Речь по делу Ольги Палем

Адвокат Карабчевский Н. П.

При людях всегда сдержанный и скромный, наедине он дохо­дил до неистовства и иногда пускал в ход швабру, ножны старой шашки и т. п. Об этом единогласно свидетельствуют четыре свиде­тельницы, жившие у них поочередно в услужении.

Словом, все «права любви», сознаваемые самцом, законным обладателем самки, находили себе полное и всестороннее проявление в отношениях Александра Довнара к Палем. С другой стороны, и она, то покорная до унижения, то бурная и неистовая, не знала никакого удержу, не признавала никаких границ в выражении той любовной гаммы, в которой заключительной, последней ноткой, по отзыву той же прислуги, наблюдавшей поневоле их интимную жизнь, всегда и неизменно бывал один и тот же стонущий вопль «Саша люблю! ».

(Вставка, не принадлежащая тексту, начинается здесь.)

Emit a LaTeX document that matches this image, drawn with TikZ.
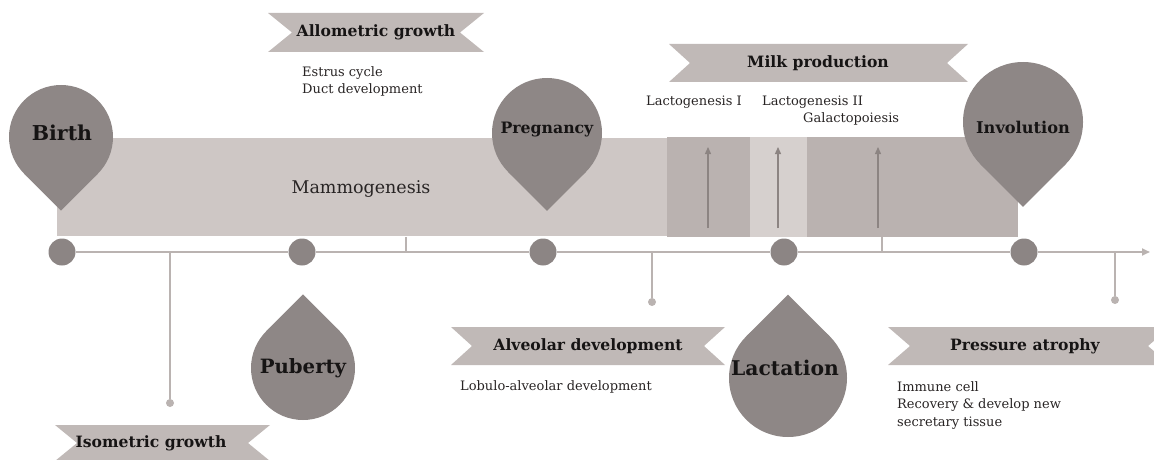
\documentclass[tikz,border=0pt]{standalone}
\usepackage{fontspec}
\setmainfont{DejaVu Serif}
\usetikzlibrary{arrows.meta,calc}
\definecolor{pinc}{RGB}{142,135,134}
\definecolor{dotc}{RGB}{140,133,132}
\definecolor{lightrect}{RGB}{206,199,197}
\definecolor{darkrect}{RGB}{186,178,176}
\definecolor{midrect}{RGB}{214,208,206}
\definecolor{bannerc}{RGB}{192,185,183}
\definecolor{linec}{RGB}{186,179,177}
\definecolor{arrowc}{RGB}{140,132,130}
\definecolor{txtc}{RGB}{22,20,20}
\definecolor{subc}{RGB}{40,36,36}
\newcommand{\mypin}[4]{%
  \fill[pinc] (#1,#2) circle[radius=#3];
  \fill[pinc] ($(#1,#2)+({-0.7071*#3},{#4*0.7071*#3})$) -- (#1,{#2+#4*1.4142*#3})
     -- ($(#1,#2)+({0.7071*#3},{#4*0.7071*#3})$) -- (#1,#2) -- cycle;}
\newcommand{\mybanner}[6]{%
  \fill[bannerc] (#1,#3) -- (#2,#3) -- ({#2-#5},{(#3+#4)/2}) -- (#2,#4) -- (#1,#4)
     -- ({#1+#5},{(#3+#4)/2}) -- cycle;}
\tikzset{
  dotnode/.style={circle,fill=dotc,minimum size=27pt,inner sep=0pt},
  smalldot/.style={circle,fill=linec,minimum size=8pt,inner sep=0pt},
  tline/.style={draw=linec,line width=2pt},
  stem/.style={draw=linec,line width=1.5pt},
  uparrow/.style={draw=arrowc,line width=1.3pt,-{Triangle[length=7pt,width=6pt]}},
  bantxt/.style={font=\bfseries\fontsize{15.6}{18}\selectfont,text=txtc,inner sep=0pt},
  subtxt/.style={font=\fontsize{13}{16}\selectfont,text=subc,inner sep=0pt,anchor=west},
  pintxt/.style={text=txtc,inner sep=0pt},
}
\begin{document}
\begin{tikzpicture}[x=1pt,y=-1pt]
\useasboundingbox (0,0) rectangle (1154,460);
% bands
\fill[lightrect] (57,138) rectangle (667,236);
\fill[darkrect] (667,137) rectangle (750,237);
\fill[midrect] (750,137) rectangle (807,237);
\fill[darkrect] (807,137) rectangle (1018,237);
\node[font=\fontsize{17.5}{20}\selectfont,text=subc,inner sep=0pt] (mammo) at (361,189) {Mammogenesis};
% arrows in lactation bands
\coordinate (a1s) at (708,228); \coordinate (a1e) at (708,147);
\coordinate (a2s) at (778,228); \coordinate (a2e) at (778,147);
\coordinate (a3s) at (878,228); \coordinate (a3e) at (878,147);
\draw[uparrow] (a1s) -- (a1e);
\draw[uparrow] (a2s) -- (a2e);
\draw[uparrow] (a3s) -- (a3e);
% timeline
\node[dotnode] (d1) at (62,252) {};
\node[dotnode] (d2) at (302,252) {};
\node[dotnode] (d3) at (543,252) {};
\node[dotnode] (d4) at (784,252) {};
\node[dotnode] (d5) at (1024,252) {};
\coordinate (tend) at (1150,252);
\draw[tline] (d1) -- (d2);
\draw[tline] (d2) -- (d3);
\draw[tline] (d3) -- (d4);
\draw[tline] (d4) -- (d5);
\draw[tline,-{Triangle[length=8pt,width=7pt]}] (d5) -- (tend);
% ticks up
\coordinate (t1a) at (406,252); \coordinate (t1b) at (406,237);
\coordinate (t2a) at (882,252); \coordinate (t2b) at (882,237);
\draw[stem] (t1a) -- (t1b);
\draw[stem] (t2a) -- (t2b);
% stems down
\coordinate (s1a) at (170,252); \node[smalldot] (s1) at (170,403) {};
\coordinate (s2a) at (652,252); \node[smalldot] (s2) at (652,302) {};
\coordinate (s3a) at (1115,252); \node[smalldot] (s3) at (1115,300) {};
\draw[stem] (s1a) -- (s1);
\draw[stem] (s2a) -- (s2);
\draw[stem] (s3a) -- (s3);
% pins
\mypin{61}{137}{52}{1}
\node[pintxt,font=\bfseries\fontsize{20.5}{24}\selectfont] (birth) at (62,133) {Birth};
\mypin{547}{133}{55}{1}
\node[pintxt,font=\bfseries\fontsize{15.7}{19}\selectfont] (preg) at (547,130) {Pregnancy};
\mypin{1023}{122}{60}{1}
\node[pintxt,font=\bfseries\fontsize{16.2}{19}\selectfont] (invol) at (1023,127) {Involution};
\mypin{303}{368}{52}{-1}
\node[pintxt,font=\bfseries\fontsize{19.7}{23}\selectfont] (pub) at (303,368) {Puberty};
\mypin{788}{378}{59}{-1}
\node[pintxt,font=\bfseries\fontsize{20.3}{24}\selectfont] (lact) at (785,368) {Lactation};
% banners
\mybanner{268}{484}{13}{52}{24}{}
\node[bantxt] (allo) at (376,32) {Allometric growth};
\mybanner{669}{968}{44}{82}{21}{}
\node[bantxt] (milk) at (818,63) {Milk production};
\mybanner{451}{725}{327}{365}{21}{}
\node[bantxt] (alve) at (588,346) {Alveolar development};
\mybanner{888}{1170}{327}{365}{22}{}
\node[bantxt] (press) at (1025,346) {Pressure atrophy};
\mybanner{55}{270}{425}{461}{22}{}
\node[bantxt] (iso) at (151,443) {Isometric growth};
% small texts
\node[subtxt] (estrus) at (302,73) {Estrus cycle};
\node[subtxt] (duct) at (302,90) {Duct development};
\node[subtxt] (lg1) at (646,102) {Lactogenesis I};
\node[subtxt] (lg2) at (762,102) {Lactogenesis II};
\node[subtxt] (galac) at (803,119) {Galactopoiesis};
\node[subtxt] (lobulo) at (460,387) {Lobulo-alveolar development};
\node[subtxt] (immune) at (897,387) {Immune cell};
\node[subtxt] (recov) at (897,405) {Recovery \& develop new};
\node[subtxt] (secr) at (897,423) {secretary tissue};
\end{tikzpicture}
\end{document}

К весне 1892 года они оба несколько расшатали свое здоровье. Особенно подалась она. Стала кашлять, чувствовать боль в груди и недомогать. Он очень стал беспокоиться. Тотчас повел ее сам по докторам, выдавая всюду за жену, советовался, оставался с докто­ром наедине, прося «открыть ему всю правду», вообще очень тре­вожился. Пришлось исследовать мокроту, являлось даже предпо­ложение, не чахотка ли? К счастью, коховских бацилл не открыли. Все врачи единогласно констатировали чрезмерно развившееся малокровие и значительное расстройство нервов, граничащее с форменной истерией. Советовали пить кумыс, набраться сил, по­жить в деревне, съездить в Крым, вообще набрать сил и здоровья.

В одном из писем своих к Матеранскому Александр Довнар с беспокойством говорит о расшатанном здоровье Ольги Васильев­ны. Ей самой, когда она уехала пить кумыс в Славуту, он шлет восторженные и нежные послания. «Он теряет голову» от беспо­койства, он «без ужаса не может подумать о неблагоприятном ис­ходе ее болезни», он умоляет, заклинает, требует, чтобы она пила кумыс исправно, чтобы оставалась, как можно дольше в сосновом лесу на чистом воздухе, и вообще вся, и духом и телом, ушла бы в заботу о своем здоровье. Нельзя представить себе более нежных, более пламенных и вместе более трогательных посланий!

Нужно ли прибавлять, что всю эту «музыку» или, если хотите, весь этот «яд» любви она жадно впивает под тенью старых, живительных сосен, предварительно срывая с каждого такого по­слания конверт, на котором почерком любимого человека твердо и четко начертано: «Ольге Васильевне Довнар». Гордая и сча­стливая, она пробегает строку за строкой, слово за словом, но и между строками и между словами находит только одно: «Он любит, он мой! » Я думаю, что она была права: он действительно любил ее и сам думал в то время, что принадлежит ей навсегда.

К весне того же 1892 года, Кроме ее болезни, у него была еще и другая большая забота. Мы знаем, что именно к этому времени он твердо порешил бросить медицинскую карьеру и во что бы то ни стало поступить в Институт инженеров путей сообщения. До­стигнуть этого можно было только с большим трудом и при вполне благоприятствующих обстоятельствах. Желающих держать конкурс­ный экзамен в августе 1892 года записалось семьсот человек, вакансий же было только семьдесят. Быть зачисленным сверх ком­плекта возможно было только по усмотрению высшего начальства и притом при чрезвычайных и особенных обстоятельствах.